Corpo e Alma

No ano de 2017, “Corpo e Alma”, um filme vindo da Hungria e devido a Ildikó Enyedi, causou alguma estranheza e dividiu sensações.

Não vou escrever sobre este filme, porque existem realidades, sentimentos, ocorrências, efetividades, que se aceitam como verdadeiras, ou não: ou seja, deixamo-nos sugestionar por elas, ou não. A nossa vida diária – real, sentida, ocorrida, efetiva, será tão ou mais, ou menos, (sur)real quanto nos deixemos suave e sem resistência penetrar pelas imagens que adoramos, pelas palavras que se infiltram no nosso discurso e que diferem dos tópicos da época.

Se alguém pura e simplesmente negar, a pés-juntos, a possibilidade de dois seres humanos partilharem um sonho e dar-se o caso, sempre maravilhoso, de virem a encontrar-se no mesmo espaço-tempo na Terra, nem invocando o Albert Einstein ou a Marie Curie poderá providenciar-se a prova necessária.

Por outro lado, por mais técnicas que sejam induzidas, daquelas que são achadas no prêt-à-porter da comunicação, nunca se conseguirá desmontar a intensa lógica do realismo mágico; lógica apenas passível de ser sabotada pelos seus intervenientes diretos. 

Houve aquele tempo em que uma imagem que contivesse um rio com abundante água corrente proporcionava uma sensação de frescor, originando, na experiência de contato, a reprodução, através de onomatopeias, desse invisível ou dessa propagação das coisas: exatamente como o uso de perfume pelas pessoas, que deixa uma permanência.

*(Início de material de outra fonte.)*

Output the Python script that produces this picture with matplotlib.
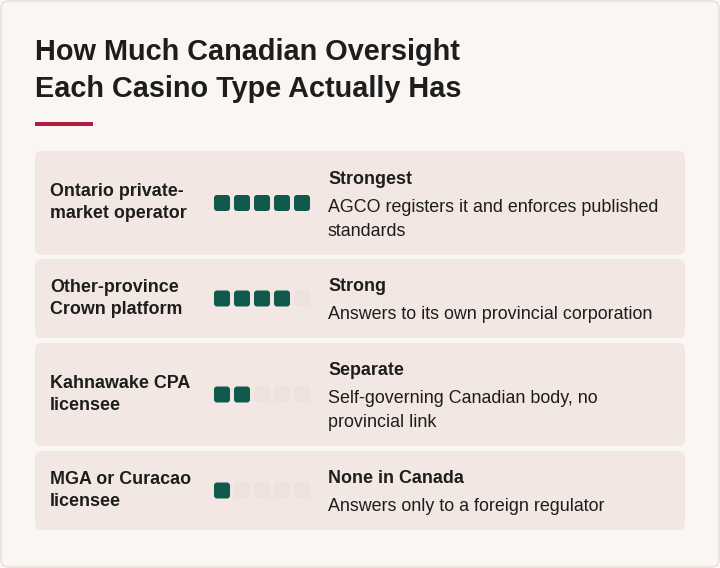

Esse tempo não é aquele em que nos encontramos; não é que não existam seres humanos capazes de experimentarem estas sensações, mas aconselha-se a que fiquem calados que nem ratos, pois a probabilidade de serem considerados doidos é bastante plausível. Destarte, com que ficamos? Com a realidade e com a arte, separadas por uma única linha. Acontece que a arte e a obra de arte são como a água que bebemos: se uma parte é expelida e regressa ao exterior, outra parte permanece dentro e incorpora-se nos nossos tecidos. E se desconfiamos hoje, como coletivo, daquele desgraçado que perante um comboio que avança sem freio na tela do cinema se levanta, alvoroçado, do seu assento e se põe a fugir para não ser atropelado, provavelmente, no escuro individual das nossas emoções, continuaremos a saber discernir que existem obras de arte que nos revolvem e resgatam, mas outras não.

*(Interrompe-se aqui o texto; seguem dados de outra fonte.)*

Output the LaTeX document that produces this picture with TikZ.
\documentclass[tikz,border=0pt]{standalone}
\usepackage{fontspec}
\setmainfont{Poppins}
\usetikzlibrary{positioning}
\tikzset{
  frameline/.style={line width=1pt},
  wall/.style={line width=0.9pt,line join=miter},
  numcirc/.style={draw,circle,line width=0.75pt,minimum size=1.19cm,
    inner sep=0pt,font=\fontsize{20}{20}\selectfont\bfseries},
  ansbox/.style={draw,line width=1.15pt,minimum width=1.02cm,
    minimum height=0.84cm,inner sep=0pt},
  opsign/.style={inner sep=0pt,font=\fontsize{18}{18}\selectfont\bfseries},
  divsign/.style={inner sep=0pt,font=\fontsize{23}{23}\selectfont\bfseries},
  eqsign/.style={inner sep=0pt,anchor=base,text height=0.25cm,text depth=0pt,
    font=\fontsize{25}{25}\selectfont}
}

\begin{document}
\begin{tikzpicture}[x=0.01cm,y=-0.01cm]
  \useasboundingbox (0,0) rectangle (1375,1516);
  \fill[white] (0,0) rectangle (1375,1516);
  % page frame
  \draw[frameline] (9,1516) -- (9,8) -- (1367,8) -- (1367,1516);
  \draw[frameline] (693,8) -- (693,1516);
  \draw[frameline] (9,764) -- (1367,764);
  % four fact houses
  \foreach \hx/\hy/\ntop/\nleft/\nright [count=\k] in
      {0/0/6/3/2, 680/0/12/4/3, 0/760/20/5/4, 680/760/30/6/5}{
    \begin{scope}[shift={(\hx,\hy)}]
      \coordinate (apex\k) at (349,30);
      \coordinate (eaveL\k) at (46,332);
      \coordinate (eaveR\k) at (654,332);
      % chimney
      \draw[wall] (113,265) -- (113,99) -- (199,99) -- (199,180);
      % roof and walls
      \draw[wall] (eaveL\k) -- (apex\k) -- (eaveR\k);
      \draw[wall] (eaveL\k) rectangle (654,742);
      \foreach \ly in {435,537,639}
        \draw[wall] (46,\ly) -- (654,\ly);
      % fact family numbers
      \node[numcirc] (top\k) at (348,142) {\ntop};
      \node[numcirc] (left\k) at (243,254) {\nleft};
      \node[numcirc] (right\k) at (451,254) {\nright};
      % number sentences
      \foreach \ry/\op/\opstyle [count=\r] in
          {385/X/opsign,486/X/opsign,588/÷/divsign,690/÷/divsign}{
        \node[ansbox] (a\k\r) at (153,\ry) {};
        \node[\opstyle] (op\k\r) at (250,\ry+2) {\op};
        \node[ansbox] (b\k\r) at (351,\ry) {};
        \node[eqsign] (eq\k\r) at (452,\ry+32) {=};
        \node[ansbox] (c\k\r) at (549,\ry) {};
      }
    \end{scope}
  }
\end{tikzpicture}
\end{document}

Leonardo da Vinci, o génio do Renascimento que tantos constantemente relatam como o subscritor da máxima que imputa a pintura à mente, como se este pintor tivesse pura e simplesmente exercido o seu ofício sem mãos – para o que vem como uma espécie de Houdini da imagem, sabia que corpo e alma são irmão e irmã siameses. Pois o que não podemos de maneira nenhuma esquecer é o tecido histórico em que Leonardo afirmou que a pintura é “coisa mental”: e que corresponde ao momento em que se desmembrou e se submergiu no corpo humano, através da anatomia moderna, com o que se profanou a alma.

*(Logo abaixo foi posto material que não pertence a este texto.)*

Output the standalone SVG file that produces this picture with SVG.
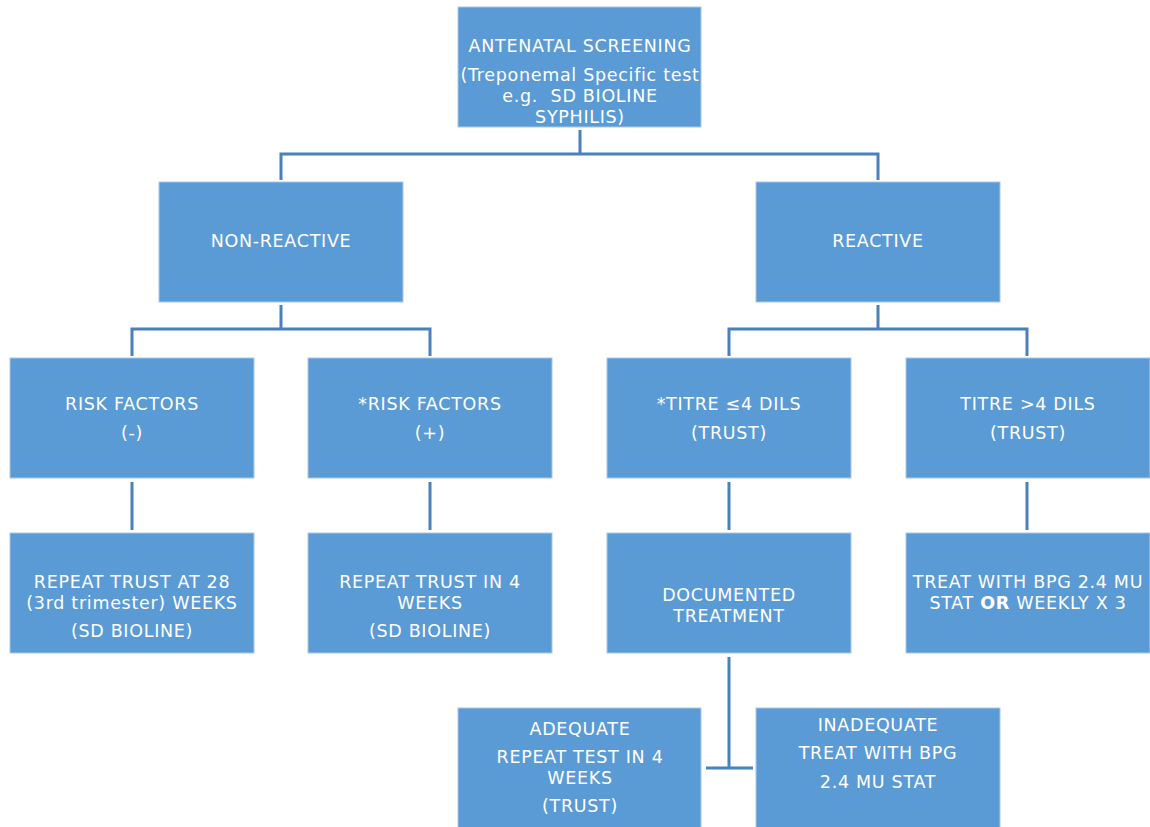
<svg xmlns="http://www.w3.org/2000/svg" width="1150" height="827" viewBox="0 0 1150 827">
<style>
.box{fill:#5b9bd5;stroke:#a9c8ea;stroke-width:1}
.t{font-family:"DejaVu Sans",Verdana,sans-serif;font-size:17.5px;letter-spacing:0.7px;fill:#ffffff;text-anchor:middle}
.c{fill:none;stroke:#4a80bb;stroke-width:3}
</style>
<rect width="1150" height="827" fill="#ffffff"/>
<g id="connectors">
<path class="c" d="M580,130 V154 M281,180 V154 H878 V180"/>
<path class="c" d="M281,305 V329 M132,356 V329 H430 V356"/>
<path class="c" d="M878,305 V329 M729,356 V329 H1027 V356"/>
<path class="c" d="M132,482 V530 M430,482 V530 M729,482 V530 M1027,482 V530"/>
<path class="c" d="M729,657 V768 M706,768 H753"/>
</g>
<g id="antenatal">
<rect class="box" x="458" y="7" width="243" height="120"/>
<text class="t" x="580" y="52">ANTENATAL SCREENING</text>
<text class="t" x="580" y="81">(Treponemal Specific test</text>
<text class="t" x="580" y="102" xml:space="preserve">e.g.  SD BIOLINE</text>
<text class="t" x="580" y="123">SYPHILIS)</text>
</g>
<g id="nonreactive">
<rect class="box" x="159" y="182" width="244" height="120"/>
<text class="t" x="281" y="247">NON-REACTIVE</text>
</g>
<g id="reactive">
<rect class="box" x="756" y="182" width="244" height="120"/>
<text class="t" x="878" y="247">REACTIVE</text>
</g>
<g id="riskneg">
<rect class="box" x="10" y="358" width="244" height="120"/>
<text class="t" x="132" y="410">RISK FACTORS</text>
<text class="t" x="132" y="439">(-)</text>
</g>
<g id="riskpos">
<rect class="box" x="308" y="358" width="244" height="120"/>
<text class="t" x="430" y="410">*RISK FACTORS</text>
<text class="t" x="430" y="439">(+)</text>
</g>
<g id="titrelow">
<rect class="box" x="607" y="358" width="244" height="120"/>
<text class="t" x="729" y="410">*TITRE ≤4 DILS</text>
<text class="t" x="729" y="439">(TRUST)</text>
</g>
<g id="titrehigh">
<rect class="box" x="906" y="358" width="244" height="120"/>
<text class="t" x="1028" y="410">TITRE &gt;4 DILS</text>
<text class="t" x="1028" y="439">(TRUST)</text>
</g>
<g id="repeat28">
<rect class="box" x="10" y="533" width="244" height="120"/>
<text class="t" x="132" y="588">REPEAT TRUST AT 28</text>
<text class="t" x="132" y="609">(3rd trimester) WEEKS</text>
<text class="t" x="132" y="637">(SD BIOLINE)</text>
</g>
<g id="repeat4">
<rect class="box" x="308" y="533" width="244" height="120"/>
<text class="t" x="430" y="588">REPEAT TRUST IN 4</text>
<text class="t" x="430" y="609">WEEKS</text>
<text class="t" x="430" y="637">(SD BIOLINE)</text>
</g>
<g id="documented">
<rect class="box" x="607" y="533" width="244" height="120"/>
<text class="t" x="729" y="601">DOCUMENTED</text>
<text class="t" x="729" y="622">TREATMENT</text>
</g>
<g id="treatbpg">
<rect class="box" x="906" y="533" width="244" height="120"/>
<text class="t" x="1028" y="588">TREAT WITH BPG 2.4 MU</text>
<text class="t" x="1028" y="609">STAT <tspan font-weight="bold">OR</tspan> WEEKLY X 3</text>
</g>
<g id="adequate">
<rect class="box" x="458" y="708" width="243" height="125"/>
<text class="t" x="580" y="735">ADEQUATE</text>
<text class="t" x="580" y="763">REPEAT TEST IN 4</text>
<text class="t" x="580" y="784">WEEKS</text>
<text class="t" x="580" y="812">(TRUST)</text>
</g>
<g id="inadequate">
<rect class="box" x="756" y="708" width="244" height="125"/>
<text class="t" x="878" y="731">INADEQUATE</text>
<text class="t" x="878" y="759">TREAT WITH BPG</text>
<text class="t" x="878" y="788">2.4 MU STAT</text>
</g>
</svg>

Ora, agora, os nossos problemas civilizacionais diferem dos do século XVI e alinham-se, por exemplo, com a disseminação da Inteligência Artificial ao serviço também, da arte. Maurice Merleau-Ponty escreveu, em O Olho e o Espírito, que o pintor dá o seu corpo à pintura, o que se cauciona na obra de arte; pelo que não podemos permitir que nos contrabandeiem o/s corpo/s nestas horas de confusão.